Exercise description: From the listing that follows, output everything exactly except the pictures.

— BEGIN Stored data —

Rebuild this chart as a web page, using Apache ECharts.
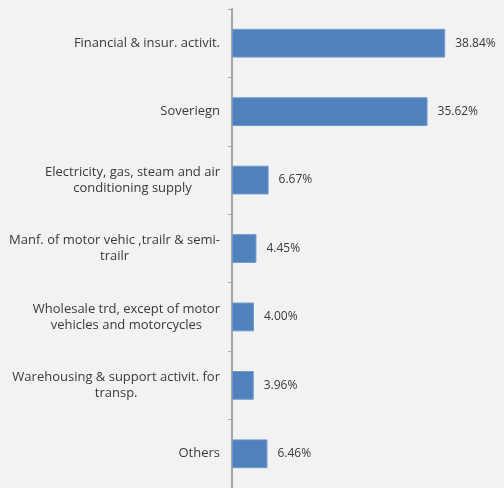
<!DOCTYPE html>
<html>
<head>
<meta charset="utf-8">
<script src="https://cdn.jsdelivr.net/npm/echarts@6/dist/echarts.min.js"></script>
<style>
  html, body { margin: 0; padding: 0; background: #f2f2f2; }
  #chart { width: 504px; height: 488px; }
</style>
</head>
<body>
<div id="chart"></div>
<script>
// Sector breakdown, share of total (%)
const categories = [
  'Financial & insur. activit.',
  'Soveriegn',
  'Electricity, gas, steam and air\nconditioning supply',
  'Manf. of motor vehic ,trailr & semi-\ntrailr',
  'Wholesale trd, except of motor\nvehicles and motorcycles',
  'Warehousing & support activit. for\ntransp.',
  'Others'
];
const shares = [38.84, 35.62, 6.67, 4.45, 4.00, 3.96, 6.46];

const FONT = '"Open Sans", sans-serif';
const TEXT = '#3a3a3a';

const chart = echarts.init(document.getElementById('chart'), null, { renderer: 'canvas' });
chart.setOption({
  backgroundColor: '#f2f2f2',
  animation: false,
  grid: { left: 232, right: 25, top: 9, bottom: -3, containLabel: false },
  xAxis: {
    type: 'value',
    min: 0,
    max: 45,
    show: false
  },
  yAxis: {
    type: 'category',
    data: categories,
    inverse: true,
    axisLine: { show: true, lineStyle: { color: '#a6a6a6', width: 2 } },
    axisTick: { show: true, length: 4, lineStyle: { color: '#a6a6a6', width: 1 } },
    axisLabel: {
      margin: 12,
      fontFamily: FONT,
      fontSize: 13,
      color: TEXT,
      lineHeight: 16,
      // each wrapped line is centred within the right-aligned label block
      formatter: function (v) {
        return v.split('\n').map(function (line) { return '{c|' + line + '}'; }).join('\n');
      },
      rich: {
        c: { align: 'center', fontFamily: FONT, fontSize: 13, color: TEXT, lineHeight: 16 }
      }
    }
  },
  series: [{
    type: 'bar',
    data: shares,
    barWidth: '42%',
    itemStyle: { color: '#4f81bd', borderColor: '#6f98cc', borderWidth: 1 },
    label: {
      show: true,
      position: 'right',
      distance: 10,
      fontFamily: FONT,
      fontSize: 12,
      color: TEXT,
      formatter: function (p) { return p.value.toFixed(2) + '%'; }
    }
  }]
});
</script>
</body>
</html>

— END Stored data —

Completed task:
Rebuild this chart as a web page, using Apache ECharts.
<!DOCTYPE html>
<html>
<head>
<meta charset="utf-8">
<script src="https://cdn.jsdelivr.net/npm/echarts@6/dist/echarts.min.js"></script>
<style>
  html, body { margin: 0; padding: 0; background: #f2f2f2; }
  #chart { width: 504px; height: 488px; }
</style>
</head>
<body>
<div id="chart"></div>
<script>
// Sector breakdown, share of total (%)
const categories = [
  'Financial & insur. activit.',
  'Soveriegn',
  'Electricity, gas, steam and air\nconditioning supply',
  'Manf. of motor vehic ,trailr & semi-\ntrailr',
  'Wholesale trd, except of motor\nvehicles and motorcycles',
  'Warehousing & support activit. for\ntransp.',
  'Others'
];
const shares = [38.84, 35.62, 6.67, 4.45, 4.00, 3.96, 6.46];

const FONT = '"Open Sans", sans-serif';
const TEXT = '#3a3a3a';

const chart = echarts.init(document.getElementById('chart'), null, { renderer: 'canvas' });
chart.setOption({
  backgroundColor: '#f2f2f2',
  animation: false,
  grid: { left: 232, right: 25, top: 9, bottom: -3, containLabel: false },
  xAxis: {
    type: 'value',
    min: 0,
    max: 45,
    show: false
  },
  yAxis: {
    type: 'category',
    data: categories,
    inverse: true,
    axisLine: { show: true, lineStyle: { color: '#a6a6a6', width: 2 } },
    axisTick: { show: true, length: 4, lineStyle: { color: '#a6a6a6', width: 1 } },
    axisLabel: {
      margin: 12,
      fontFamily: FONT,
      fontSize: 13,
      color: TEXT,
      lineHeight: 16,
      // each wrapped line is centred within the right-aligned label block
      formatter: function (v) {
        return v.split('\n').map(function (line) { return '{c|' + line + '}'; }).join('\n');
      },
      rich: {
        c: { align: 'center', fontFamily: FONT, fontSize: 13, color: TEXT, lineHeight: 16 }
      }
    }
  },
  series: [{
    type: 'bar',
    data: shares,
    barWidth: '42%',
    itemStyle: { color: '#4f81bd', borderColor: '#6f98cc', borderWidth: 1 },
    label: {
      show: true,
      position: 'right',
      distance: 10,
      fontFamily: FONT,
      fontSize: 12,
      color: TEXT,
      formatter: function (p) { return p.value.toFixed(2) + '%'; }
    }
  }]
});
</script>
</body>
</html>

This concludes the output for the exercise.